Records with drawing code:

** Start **

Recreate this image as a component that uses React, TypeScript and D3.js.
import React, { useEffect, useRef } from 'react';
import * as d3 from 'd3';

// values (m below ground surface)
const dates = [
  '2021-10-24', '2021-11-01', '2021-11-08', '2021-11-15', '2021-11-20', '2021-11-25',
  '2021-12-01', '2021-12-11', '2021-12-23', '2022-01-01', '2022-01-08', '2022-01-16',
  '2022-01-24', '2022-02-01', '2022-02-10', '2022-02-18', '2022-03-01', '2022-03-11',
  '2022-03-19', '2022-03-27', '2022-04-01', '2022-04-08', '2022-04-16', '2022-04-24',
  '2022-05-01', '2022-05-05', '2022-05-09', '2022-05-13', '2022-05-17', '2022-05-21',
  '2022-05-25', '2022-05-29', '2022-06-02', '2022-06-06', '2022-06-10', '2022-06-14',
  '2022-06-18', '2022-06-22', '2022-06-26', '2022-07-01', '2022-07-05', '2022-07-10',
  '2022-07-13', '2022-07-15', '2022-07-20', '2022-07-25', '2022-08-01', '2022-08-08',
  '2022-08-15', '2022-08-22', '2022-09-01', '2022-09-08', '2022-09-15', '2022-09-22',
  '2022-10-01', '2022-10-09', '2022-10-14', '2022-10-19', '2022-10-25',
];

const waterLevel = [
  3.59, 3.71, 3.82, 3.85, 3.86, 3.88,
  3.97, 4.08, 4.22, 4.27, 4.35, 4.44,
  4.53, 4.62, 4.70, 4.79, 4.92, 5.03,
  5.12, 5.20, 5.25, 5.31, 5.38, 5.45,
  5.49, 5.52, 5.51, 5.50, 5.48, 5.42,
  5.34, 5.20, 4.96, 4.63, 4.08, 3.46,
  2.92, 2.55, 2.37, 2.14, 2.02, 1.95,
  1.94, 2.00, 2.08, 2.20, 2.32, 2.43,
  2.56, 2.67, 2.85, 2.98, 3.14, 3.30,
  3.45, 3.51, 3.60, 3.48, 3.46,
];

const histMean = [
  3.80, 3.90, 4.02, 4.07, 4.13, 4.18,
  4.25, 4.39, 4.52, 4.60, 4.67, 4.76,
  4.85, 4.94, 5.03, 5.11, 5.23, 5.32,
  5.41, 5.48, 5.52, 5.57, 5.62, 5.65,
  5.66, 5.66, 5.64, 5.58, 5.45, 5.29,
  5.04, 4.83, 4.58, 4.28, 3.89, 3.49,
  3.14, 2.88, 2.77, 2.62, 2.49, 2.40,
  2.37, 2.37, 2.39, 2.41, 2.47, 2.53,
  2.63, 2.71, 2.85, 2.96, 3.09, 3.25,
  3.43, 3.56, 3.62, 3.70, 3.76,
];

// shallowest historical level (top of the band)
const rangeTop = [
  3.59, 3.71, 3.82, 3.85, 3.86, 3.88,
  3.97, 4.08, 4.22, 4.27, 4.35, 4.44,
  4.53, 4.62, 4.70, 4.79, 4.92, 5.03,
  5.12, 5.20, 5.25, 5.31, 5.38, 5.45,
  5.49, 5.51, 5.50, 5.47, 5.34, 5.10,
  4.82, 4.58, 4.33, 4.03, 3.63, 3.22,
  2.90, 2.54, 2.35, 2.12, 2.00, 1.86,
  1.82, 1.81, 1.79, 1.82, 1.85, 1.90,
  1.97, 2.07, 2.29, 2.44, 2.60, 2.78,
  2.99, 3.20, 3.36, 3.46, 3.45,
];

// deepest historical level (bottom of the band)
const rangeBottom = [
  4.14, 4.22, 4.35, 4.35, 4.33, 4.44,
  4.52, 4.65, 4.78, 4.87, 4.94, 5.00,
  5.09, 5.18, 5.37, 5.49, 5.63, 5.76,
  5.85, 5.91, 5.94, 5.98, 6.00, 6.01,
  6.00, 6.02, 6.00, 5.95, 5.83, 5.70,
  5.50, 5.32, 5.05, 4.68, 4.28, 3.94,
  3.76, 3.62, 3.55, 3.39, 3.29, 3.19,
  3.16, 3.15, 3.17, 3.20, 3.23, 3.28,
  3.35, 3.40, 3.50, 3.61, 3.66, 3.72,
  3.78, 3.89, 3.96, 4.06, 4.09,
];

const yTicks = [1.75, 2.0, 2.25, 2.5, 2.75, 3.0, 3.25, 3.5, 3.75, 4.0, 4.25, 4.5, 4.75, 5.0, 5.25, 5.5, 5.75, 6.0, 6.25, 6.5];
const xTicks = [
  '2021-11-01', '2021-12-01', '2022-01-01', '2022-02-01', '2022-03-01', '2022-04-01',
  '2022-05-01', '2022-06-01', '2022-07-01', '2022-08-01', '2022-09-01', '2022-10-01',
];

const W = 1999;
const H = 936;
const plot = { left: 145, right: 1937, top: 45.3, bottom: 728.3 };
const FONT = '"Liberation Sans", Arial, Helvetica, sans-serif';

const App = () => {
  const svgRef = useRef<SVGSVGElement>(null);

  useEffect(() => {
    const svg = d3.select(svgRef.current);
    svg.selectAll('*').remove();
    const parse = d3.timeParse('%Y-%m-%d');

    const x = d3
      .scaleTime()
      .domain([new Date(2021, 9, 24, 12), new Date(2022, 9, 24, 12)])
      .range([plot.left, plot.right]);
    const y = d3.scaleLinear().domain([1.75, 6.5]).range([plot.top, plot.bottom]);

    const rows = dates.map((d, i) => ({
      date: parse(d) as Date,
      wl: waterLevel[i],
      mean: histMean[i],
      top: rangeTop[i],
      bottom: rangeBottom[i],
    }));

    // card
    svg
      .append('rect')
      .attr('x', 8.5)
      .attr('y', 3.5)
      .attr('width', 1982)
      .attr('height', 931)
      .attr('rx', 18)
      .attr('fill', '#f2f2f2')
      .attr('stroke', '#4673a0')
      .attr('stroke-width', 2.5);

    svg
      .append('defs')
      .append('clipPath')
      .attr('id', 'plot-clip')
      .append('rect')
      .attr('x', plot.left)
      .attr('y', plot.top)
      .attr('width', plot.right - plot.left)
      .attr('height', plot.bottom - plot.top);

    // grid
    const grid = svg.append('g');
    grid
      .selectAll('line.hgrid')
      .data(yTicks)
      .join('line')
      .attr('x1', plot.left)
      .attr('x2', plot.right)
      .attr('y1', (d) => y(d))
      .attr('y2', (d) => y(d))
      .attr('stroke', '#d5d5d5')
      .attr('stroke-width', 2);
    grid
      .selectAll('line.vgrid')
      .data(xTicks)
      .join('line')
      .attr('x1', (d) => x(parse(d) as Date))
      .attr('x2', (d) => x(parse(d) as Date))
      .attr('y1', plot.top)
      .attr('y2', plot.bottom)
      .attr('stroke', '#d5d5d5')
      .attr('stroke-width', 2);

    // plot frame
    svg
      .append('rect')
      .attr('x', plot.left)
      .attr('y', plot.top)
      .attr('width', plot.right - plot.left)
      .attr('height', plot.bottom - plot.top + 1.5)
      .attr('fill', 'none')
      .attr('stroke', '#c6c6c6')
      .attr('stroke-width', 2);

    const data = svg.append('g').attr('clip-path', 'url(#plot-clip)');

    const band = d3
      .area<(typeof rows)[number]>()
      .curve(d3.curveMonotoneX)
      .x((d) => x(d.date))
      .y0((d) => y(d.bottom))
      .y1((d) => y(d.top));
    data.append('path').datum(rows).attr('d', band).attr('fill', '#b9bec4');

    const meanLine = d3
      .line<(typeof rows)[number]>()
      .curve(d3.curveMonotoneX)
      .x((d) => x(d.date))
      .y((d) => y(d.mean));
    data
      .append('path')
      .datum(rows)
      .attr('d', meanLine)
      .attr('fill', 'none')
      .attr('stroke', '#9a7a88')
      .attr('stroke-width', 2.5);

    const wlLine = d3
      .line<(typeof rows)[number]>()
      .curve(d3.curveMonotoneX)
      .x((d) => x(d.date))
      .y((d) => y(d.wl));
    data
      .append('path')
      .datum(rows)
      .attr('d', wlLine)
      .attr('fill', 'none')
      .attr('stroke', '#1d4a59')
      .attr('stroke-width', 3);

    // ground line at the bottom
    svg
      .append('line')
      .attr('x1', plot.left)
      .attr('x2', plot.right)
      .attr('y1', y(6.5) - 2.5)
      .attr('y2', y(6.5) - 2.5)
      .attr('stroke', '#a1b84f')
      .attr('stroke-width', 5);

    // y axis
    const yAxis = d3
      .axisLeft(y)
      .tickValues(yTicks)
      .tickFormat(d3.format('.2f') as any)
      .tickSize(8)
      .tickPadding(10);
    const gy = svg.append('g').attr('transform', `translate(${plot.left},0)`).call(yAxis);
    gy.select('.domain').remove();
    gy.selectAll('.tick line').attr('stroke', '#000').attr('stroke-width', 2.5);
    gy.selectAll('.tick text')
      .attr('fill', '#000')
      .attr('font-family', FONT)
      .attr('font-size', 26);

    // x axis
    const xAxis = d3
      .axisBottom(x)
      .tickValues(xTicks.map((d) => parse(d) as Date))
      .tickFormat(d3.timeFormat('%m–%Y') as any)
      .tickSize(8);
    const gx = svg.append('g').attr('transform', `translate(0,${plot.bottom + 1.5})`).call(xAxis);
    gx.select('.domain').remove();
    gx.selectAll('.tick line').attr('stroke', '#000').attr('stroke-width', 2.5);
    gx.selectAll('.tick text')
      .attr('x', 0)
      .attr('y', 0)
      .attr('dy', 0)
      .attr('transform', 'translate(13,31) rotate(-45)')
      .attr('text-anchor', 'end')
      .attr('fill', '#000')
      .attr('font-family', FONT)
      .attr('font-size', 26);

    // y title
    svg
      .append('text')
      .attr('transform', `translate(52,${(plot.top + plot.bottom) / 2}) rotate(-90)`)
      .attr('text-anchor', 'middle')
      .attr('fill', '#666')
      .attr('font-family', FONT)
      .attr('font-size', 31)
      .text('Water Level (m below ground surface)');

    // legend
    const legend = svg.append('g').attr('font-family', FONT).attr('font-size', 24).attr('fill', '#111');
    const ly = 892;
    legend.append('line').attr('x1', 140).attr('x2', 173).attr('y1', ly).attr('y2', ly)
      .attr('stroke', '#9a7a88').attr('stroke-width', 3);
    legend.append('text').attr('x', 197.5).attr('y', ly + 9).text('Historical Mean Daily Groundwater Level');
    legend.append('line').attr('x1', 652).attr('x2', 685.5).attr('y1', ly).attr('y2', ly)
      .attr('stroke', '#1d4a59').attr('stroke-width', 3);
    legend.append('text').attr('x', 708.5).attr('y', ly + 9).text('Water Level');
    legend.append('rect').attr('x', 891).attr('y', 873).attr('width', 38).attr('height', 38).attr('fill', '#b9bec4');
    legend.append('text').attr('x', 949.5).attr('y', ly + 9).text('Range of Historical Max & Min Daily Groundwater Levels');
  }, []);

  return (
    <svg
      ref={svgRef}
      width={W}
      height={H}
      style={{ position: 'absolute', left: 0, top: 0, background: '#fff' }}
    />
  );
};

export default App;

** End **
** Start **

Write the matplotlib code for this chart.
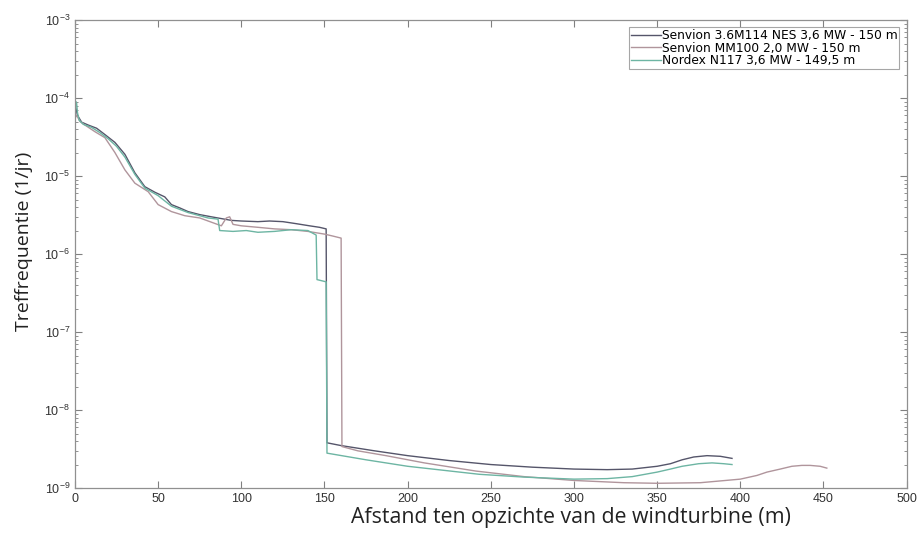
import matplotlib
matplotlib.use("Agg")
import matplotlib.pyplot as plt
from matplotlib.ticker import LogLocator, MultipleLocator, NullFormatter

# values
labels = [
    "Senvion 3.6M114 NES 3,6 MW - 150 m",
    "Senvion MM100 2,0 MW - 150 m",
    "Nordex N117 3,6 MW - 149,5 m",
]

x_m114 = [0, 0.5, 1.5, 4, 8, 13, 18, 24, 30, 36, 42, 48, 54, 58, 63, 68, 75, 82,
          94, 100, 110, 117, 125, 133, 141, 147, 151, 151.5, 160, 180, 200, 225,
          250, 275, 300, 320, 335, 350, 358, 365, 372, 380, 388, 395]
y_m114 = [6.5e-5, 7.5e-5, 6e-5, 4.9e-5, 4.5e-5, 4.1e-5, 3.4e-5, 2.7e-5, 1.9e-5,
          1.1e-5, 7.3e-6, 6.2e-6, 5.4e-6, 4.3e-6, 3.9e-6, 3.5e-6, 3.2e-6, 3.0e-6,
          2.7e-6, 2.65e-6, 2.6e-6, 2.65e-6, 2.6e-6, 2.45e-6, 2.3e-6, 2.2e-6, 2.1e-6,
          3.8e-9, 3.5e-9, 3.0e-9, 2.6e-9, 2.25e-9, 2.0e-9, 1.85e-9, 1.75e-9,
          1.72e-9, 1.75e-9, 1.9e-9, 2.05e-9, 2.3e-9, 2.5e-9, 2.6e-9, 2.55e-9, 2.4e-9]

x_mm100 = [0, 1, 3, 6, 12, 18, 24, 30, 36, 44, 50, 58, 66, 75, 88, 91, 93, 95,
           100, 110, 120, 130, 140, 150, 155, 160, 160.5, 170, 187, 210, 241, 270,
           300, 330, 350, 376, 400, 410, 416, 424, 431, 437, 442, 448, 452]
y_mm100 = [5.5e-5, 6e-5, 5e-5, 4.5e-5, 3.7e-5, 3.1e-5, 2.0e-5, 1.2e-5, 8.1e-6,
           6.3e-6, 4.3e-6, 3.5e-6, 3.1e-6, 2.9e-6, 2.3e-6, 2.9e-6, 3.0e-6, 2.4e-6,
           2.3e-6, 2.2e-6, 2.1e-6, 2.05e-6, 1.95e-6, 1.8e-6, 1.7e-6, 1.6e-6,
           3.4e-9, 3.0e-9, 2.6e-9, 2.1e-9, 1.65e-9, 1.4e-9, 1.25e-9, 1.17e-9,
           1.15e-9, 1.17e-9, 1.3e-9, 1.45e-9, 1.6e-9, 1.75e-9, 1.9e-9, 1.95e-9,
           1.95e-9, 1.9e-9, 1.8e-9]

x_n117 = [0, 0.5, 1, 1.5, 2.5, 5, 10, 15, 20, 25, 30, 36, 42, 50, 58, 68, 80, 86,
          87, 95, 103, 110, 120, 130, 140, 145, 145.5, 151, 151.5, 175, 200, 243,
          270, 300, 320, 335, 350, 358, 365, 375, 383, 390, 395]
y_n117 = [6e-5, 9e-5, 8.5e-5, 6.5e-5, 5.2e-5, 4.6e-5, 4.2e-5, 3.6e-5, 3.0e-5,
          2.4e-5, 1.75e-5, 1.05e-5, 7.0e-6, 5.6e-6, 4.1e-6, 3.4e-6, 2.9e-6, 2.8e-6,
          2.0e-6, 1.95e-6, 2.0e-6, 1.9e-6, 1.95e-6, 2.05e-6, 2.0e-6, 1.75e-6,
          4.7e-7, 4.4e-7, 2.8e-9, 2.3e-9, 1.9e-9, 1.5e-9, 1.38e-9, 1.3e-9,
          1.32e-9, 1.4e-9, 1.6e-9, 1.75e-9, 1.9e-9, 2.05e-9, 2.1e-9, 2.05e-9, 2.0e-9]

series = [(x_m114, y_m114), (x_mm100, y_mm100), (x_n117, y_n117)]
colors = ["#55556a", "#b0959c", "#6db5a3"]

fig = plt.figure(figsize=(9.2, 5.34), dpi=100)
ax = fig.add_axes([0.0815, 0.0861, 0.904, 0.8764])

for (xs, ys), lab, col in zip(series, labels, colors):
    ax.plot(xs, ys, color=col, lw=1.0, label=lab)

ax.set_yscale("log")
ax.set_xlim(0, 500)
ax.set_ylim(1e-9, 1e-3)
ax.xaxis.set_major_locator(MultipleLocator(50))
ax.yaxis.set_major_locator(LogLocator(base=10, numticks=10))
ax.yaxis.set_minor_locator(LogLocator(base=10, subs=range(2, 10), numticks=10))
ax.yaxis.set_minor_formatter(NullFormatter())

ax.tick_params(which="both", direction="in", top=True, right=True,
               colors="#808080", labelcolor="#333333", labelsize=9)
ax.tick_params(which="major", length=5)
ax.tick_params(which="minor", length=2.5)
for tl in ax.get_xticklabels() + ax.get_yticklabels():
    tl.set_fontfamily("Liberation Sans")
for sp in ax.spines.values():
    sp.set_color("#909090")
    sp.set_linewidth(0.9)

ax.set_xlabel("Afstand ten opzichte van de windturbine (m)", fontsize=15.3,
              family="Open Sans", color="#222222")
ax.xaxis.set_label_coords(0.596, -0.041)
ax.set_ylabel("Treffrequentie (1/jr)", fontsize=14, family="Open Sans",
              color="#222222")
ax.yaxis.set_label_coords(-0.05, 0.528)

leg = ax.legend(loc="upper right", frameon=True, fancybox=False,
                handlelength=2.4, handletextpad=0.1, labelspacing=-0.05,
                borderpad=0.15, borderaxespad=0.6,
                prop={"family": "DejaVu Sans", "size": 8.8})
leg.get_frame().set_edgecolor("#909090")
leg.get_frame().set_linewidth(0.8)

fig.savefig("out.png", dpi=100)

** End **

# [WHAT THIS TASK INVOLVES]
Reproduce exactly, and only, the lines from the one containing "Write the matplotlib code for this chart." through the one containing "2.6e-9, 2.55e-9, 2.4e-9]", including both; leave out any pictures.

# [COMPLETE OUTPUT]
Write the matplotlib code for this chart.
import matplotlib
matplotlib.use("Agg")
import matplotlib.pyplot as plt
from matplotlib.ticker import LogLocator, MultipleLocator, NullFormatter

# values
labels = [
    "Senvion 3.6M114 NES 3,6 MW - 150 m",
    "Senvion MM100 2,0 MW - 150 m",
    "Nordex N117 3,6 MW - 149,5 m",
]

x_m114 = [0, 0.5, 1.5, 4, 8, 13, 18, 24, 30, 36, 42, 48, 54, 58, 63, 68, 75, 82,
          94, 100, 110, 117, 125, 133, 141, 147, 151, 151.5, 160, 180, 200, 225,
          250, 275, 300, 320, 335, 350, 358, 365, 372, 380, 388, 395]
y_m114 = [6.5e-5, 7.5e-5, 6e-5, 4.9e-5, 4.5e-5, 4.1e-5, 3.4e-5, 2.7e-5, 1.9e-5,
          1.1e-5, 7.3e-6, 6.2e-6, 5.4e-6, 4.3e-6, 3.9e-6, 3.5e-6, 3.2e-6, 3.0e-6,
          2.7e-6, 2.65e-6, 2.6e-6, 2.65e-6, 2.6e-6, 2.45e-6, 2.3e-6, 2.2e-6, 2.1e-6,
          3.8e-9, 3.5e-9, 3.0e-9, 2.6e-9, 2.25e-9, 2.0e-9, 1.85e-9, 1.75e-9,
          1.72e-9, 1.75e-9, 1.9e-9, 2.05e-9, 2.3e-9, 2.5e-9, 2.6e-9, 2.55e-9, 2.4e-9]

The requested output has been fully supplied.